The Trinamool chieftain in fact cares a damn for the Maoists. She is using the Maoists as well as their stupid sympathizers who swear day-in and day-out by democracy and human rights, just to settle political scores with the CPI(M). The Maoist leadership, presumably, knows this well. Kishanji’s support for the Lalgarh rally and his extol for the Trinamool chieftain’s “peace attempts” are also motivated by political mathematics. The Maoists, as many reports have suggested, is steadily losing grounds in Lalgarh. In recent months, the joint forces have achieved significant advance and breakthrough in this region. Moreover, there have been many instances which prove that a growing anti-Maoist sentiment is brewing among the villagers who are seen to come out in open to defy the diktat of the PCAPA goons. In Radhanagar village, the villagers did not allow the PCAPA to hold a rally. In another village, Binpur, villagers came out in numbers to protest against the PCAPA. The Maoist leadership is therefore using the Trinamool chieftain and her dubious “peace initiative” to make a comeback in this highly strategic terrain.
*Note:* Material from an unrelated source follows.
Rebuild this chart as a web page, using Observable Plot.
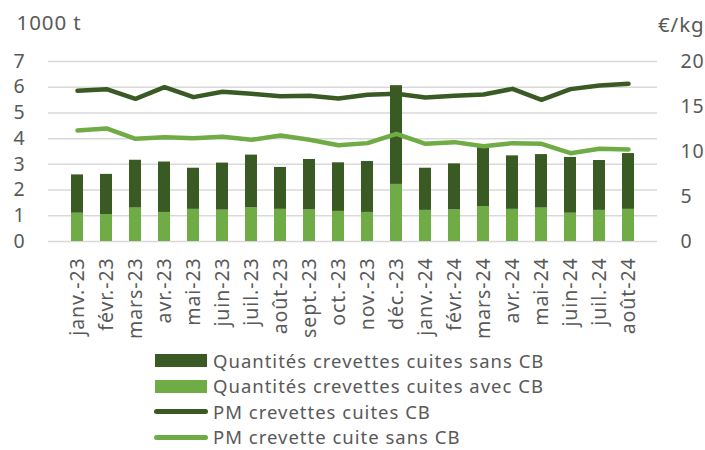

What is going on between Mamata Banerjee and the Maoists is nothing but political trading of the nastiest kind. Akin to what has happened in Jharkhand and Andhra Pradesh where mainstream politicians have electorally benefited by striking a devious deal with the Maoists. The poor people are only an unwitting pawn in their game. The vibrant democratic and political space that the Left rule has created in Bengal has shown too much patience to bear this ongoing nuisance. It must end now.